The victory of Arsenal in FA Cup rekindled discussions about a game plan with two strikers, as Giroud and Sanogo played together during an hour on Saturday. On this point, I would like to discuss about a formation with two strikers, called the diamond 4-4-2. I don't know if some of you are familiar with this formation, or if you have ever played like that, but this is a very interesting strategy, which would fit to the Arsenal way of playing and to the actual squad.
Inspired by the style of play of Latin teams, the diamond 4-4-2 relies on a diamond shaped midfield, with a defensive midfielder at its base, two side midfielders (not wingers!) and one play-maker at the top of the diamond. It has been broadly used this season in France by three top teams, Monaco, Lille and Lyon. It gave pretty good results, even with squads in lack of quality or composed mainly of young players.
The use of such a game plan is mainly justified by a desire to play a possession based football with a strong midfield and sometimes because of a lack of real wingers. A diamond 4-4-2 is composed with four central midfielders, adaptable according to the situation. It can be a 4-3-1-2 with 3 midfielders defensive minded and an offensive one. Or, a more classical 4-1-2-1-2 with a defensive midfielder, two central ones, and a playmaker. The latter is the more commonly used, giving a solid midfield while being turned to the attack. As you can see on the drawing I made underneath, you will find yourself with a diamond shaped midfield, giving the name to the system.

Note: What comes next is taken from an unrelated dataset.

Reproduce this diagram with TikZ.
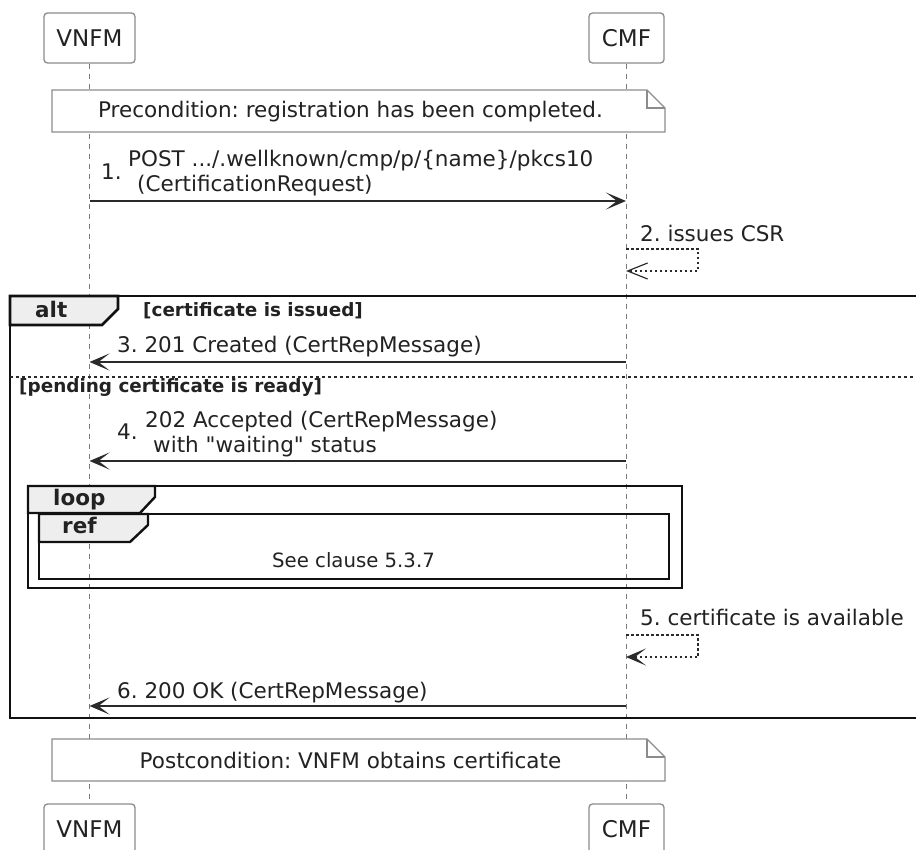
\documentclass[tikz,border=0pt]{standalone}
\usepackage{fontspec}
\setmainfont{DejaVu Sans}
\newfontfamily\rawfont{DejaVu Sans}
\usetikzlibrary{arrows.meta}
\definecolor{txt}{HTML}{222222}
\definecolor{ln}{HTML}{2A2A2A}
\definecolor{bd}{HTML}{8C8C8C}
\definecolor{lifec}{HTML}{7A7A7A}
\definecolor{tabfill}{HTML}{EEEEEE}
\definecolor{frm}{HTML}{111111}
\frenchspacing
\begin{document}
\begin{tikzpicture}[x=1pt,y=-1pt,
  msgfont/.style={font=\fontsize{21.5}{25}\selectfont, text=txt, inner sep=0pt},
  actorbox/.style={draw=bd, line width=1.3pt, rounded corners=3.5pt, fill=white, inner sep=0pt,
     minimum height=50pt, font=\fontsize{23}{26}\selectfont, text=txt},
  lifeline/.style={draw=lifec, line width=1pt, dash pattern=on 5pt off 5pt},
  notebd/.style={draw=bd, line width=1.2pt, fill=white},
  framebd/.style={draw=frm, line width=2.8pt},
  subframe/.style={draw=frm, line width=2.4pt},
  tabstyle/.style={draw=frm, line width=2.4pt, fill=tabfill},
  tablabel/.style={font=\bfseries\fontsize{21.5}{25}\selectfont, text=txt, inner sep=0pt, anchor=base west},
  guard/.style={font=\bfseries\fontsize{18.4}{22}\selectfont, text=txt, inner sep=0pt, anchor=base west},
  msg/.style={draw=ln, line width=1.4pt, -{Stealth[length=20pt,width=17pt,inset=11pt]}},
  selfmsg/.style={draw=ln, line width=1.2pt, dash pattern=on 2.5pt off 2.5pt},
  selfopen/.style={selfmsg, -{Straight Barb[length=20pt,width=16pt,line width=1.2pt]}},
  selfclosed/.style={selfmsg, -{Stealth[length=20pt,width=17pt,inset=11pt]}},
  seppat/.style={draw=ln, line width=1.3pt, dash pattern=on 3pt off 3pt}
]
\fill[white] (0,0) rectangle (916,850);
\useasboundingbox (0,0) rectangle (916,850);

% actors
\node[actorbox, minimum width=91pt] (vnfmT) at (89.5,38) {VNFM};
\node[actorbox, minimum width=75pt] (cmfT) at (626.5,38) {CMF};
\node[actorbox, minimum width=91pt] (vnfmB) at (89.5,829) {VNFM};
\node[actorbox, minimum width=75pt] (cmfB) at (626.5,829) {CMF};

% lifelines
\draw[lifeline] (vnfmT.south) -- (vnfmB.north);
\draw[lifeline] (cmfT.south) -- (cmfB.north);

% precondition note
\draw[notebd] (52,90) -- (647,90) -- (665,108) -- (665,132) -- (52,132) -- cycle;
\draw[notebd, fill=none] (647,90) -- (647,108) -- (665,108);
\node[msgfont, anchor=base] (pre) at (350.5,118) {Precondition: registration has been completed.};

% message 1
\coordinate (v1) at (89.5,201);
\coordinate (c1) at (626,201);
\draw[msg] (v1) -- (c1);
\node[msgfont, anchor=base west] (l1n) at (101,180) {1.};
\node[msgfont, anchor=base west] (l1a) at (128,167) {POST .../.wellknown/cmp/p/\{name\}/pkcs10};
\node[msgfont, anchor=base west] (l1b) at (137,192) {(CertificationRequest)};

% message 2 (self)
\coordinate (c2a) at (626,249);
\coordinate (c2b) at (626,271);
\draw[selfopen] (c2a) -- (698,249) -- (698,271) -- (c2b);
\node[msgfont, anchor=base west] (l2) at (640,242) {2. issues CSR};

% alt frame
\draw[framebd] (10,296) rectangle (940,718);
\draw[tabstyle, line width=2.8pt] (10,296) -- (118,296) -- (118,309) -- (102,325) -- (10,325) -- cycle;
\node[tablabel] (altl) at (35,318) {alt};
\node[guard] (g1) at (143,317) {[certificate is issued]};

% message 3
\coordinate (c3) at (626,362);
\coordinate (v3) at (89.5,362);
\draw[msg] (c3) -- (v3);
\node[msgfont, anchor=base west] (l3) at (117,353) {3. 201 Created (CertRepMessage)};

% separator
\draw[seppat] (10,377) -- (940,377);
\node[guard] (g2) at (19,392) {[pending certificate is ready]};

% message 4
\coordinate (c4) at (626,461);
\coordinate (v4) at (89.5,461);
\draw[msg] (c4) -- (v4);
\node[msgfont, anchor=base west] (l4n) at (117,439) {4.};
\node[msgfont, anchor=base west] (l4a) at (145,427) {202 Accepted (CertRepMessage)};
\node[msgfont, anchor=base west] (l4b) at (153,452) {\rawfont with "waiting" status};

% loop frame
\draw[subframe] (28,486) rectangle (682,588);
\draw[tabstyle] (28,486) -- (155,486) -- (155,497) -- (140,513) -- (28,513) -- cycle;
\node[tablabel] (loopl) at (53,505) {loop};

% ref frame
\draw[subframe] (39,514) rectangle (669,579);
\draw[tabstyle] (39,514) -- (148,514) -- (148,525) -- (130,542) -- (39,542) -- cycle;
\node[tablabel] (refl) at (62,533) {ref};
\node[font=\fontsize{19.7}{23}\selectfont, text=txt, inner sep=0pt, anchor=base] (refx) at (353.5,567) {See clause 5.3.7};

% message 5 (self)
\coordinate (c5a) at (626,635);
\coordinate (c5b) at (626,657);
\draw[selfclosed] (c5a) -- (698,635) -- (698,657) -- (c5b);
\node[msgfont, anchor=base west] (l5) at (640,625) {5. certificate is available};

% message 6
\coordinate (c6) at (626,706);
\coordinate (v6) at (89.5,706);
\draw[msg] (c6) -- (v6);
\node[msgfont, anchor=base west] (l6) at (117,698) {6. 200 OK (CertRepMessage)};

% postcondition note
\draw[notebd] (52,739) -- (647,739) -- (665,757) -- (665,781) -- (52,781) -- cycle;
\draw[notebd, fill=none] (647,739) -- (647,757) -- (665,757);
\node[msgfont, anchor=base] (post) at (350.5,768) {Postcondition: VNFM obtains certificate};
\end{tikzpicture}
\end{document}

The first thing you can object regarding this system of play is the lack of activity on the sides. That is why this strategy is effective only if you play with offensive full backs. Otherwise, the possibilities to pass the ball for the number 10 are very limited. This is why you must have resistant players on the sides of your defense, capable to make crosses and to offer solutions to your attack leader. As a result, side backs don’t really play as defenders, more like wing players who cover all the field in its length, with an important offensive output.
A natural question follows the previous statement : what about the defense ? What happens when the other team counter-attacks ? Who is covering the sides ? Well, this is obviously the weak point of this strategy, it demands a lot of effort from the players to stop the counter-attacks as soon as possible. In concrete terms, when the full backs are high on the field, it is really important that the defensive midfielder stays close to his central defenders, in order to stay at least with 3 players in counter attacks situations.
Offensively, the number 10 has a huge role. That is why this game plan is frequently used in South America, because of their culture of play based on a strong playmaker, located high on the pitch. In this 4-4-2, the attack is led by technical midfielders with good passing accuracy, able to find solutions on the sides with their side backs or in front with their pair of strikers. Regarding these two players, their play is not static, it is not a line of two players playing next to each other. Generally, it is composed of a tall and strong player (in a target striker role) and a quicker striker capable of finding free spaces behind the defense. But you can also play with two strikers isolated on the wings, giving a more offensive and scoring role to your number 10.
A lot of teams have played with a diamond-shaped midfield through the years. The main differences between the various diamond formations precisely come from the player at the top of the diamond. Most commonly, he is a pure playmaker, renown for his passing abilities, like Juan Roman Riquelme (Boca Junior), Clément Grenier (Lyon) or James Rodriguez (Monaco). However, the top of the diamond can be occupied by a false nine, like used to do Johan Cruyff or Cesc Fabregas with Spain, where the attacking players are not strikers but wingers. In this case, the diamond is at the heart of a 4-3-3 instead of a 4-4-2. This proves that a diamond midfield can be used in various situations, and that it can be very flexible, depending on the players you have and how you want to play.
In the case of Arsenal, we can arguably point out the advantage of playing with two different types of strikers together, plus, the squad of the Gunners is mainly composed with technical and central midfielders. And obviously, we can consider Mesut Özil as our famous number 10 at the heart at the system, with Aaron Ramsey as an other legitimate candidate in this role. Then, we turn our lack of wingers in an advantage to set up a strong midfield (with Arteta, Ramsey, Cazorla and Özil), a versatile attacking line (for example a duo Giroud - Walcott or Sanogo - Podolski) and a pair of side backs even more offensive. I think this game plan would correspond to the Arsenal way of playing, while getting full use of our actual squad. According to me, the only thing that could put this system in danger is perhaps the absence of a strong defensive midfielder because I can’t imagine Arteta or Flamini as viable solutions in this role. But if the actual rumours around Morgan Schneiderlin or Lars Bender would turn out to be true, we would have the good profile to fill this spot. Once this problem taken care of, this 4-4-2 with a diamond shaped midfield could be a very good solution to improve the game of Arsenal, in my opinion.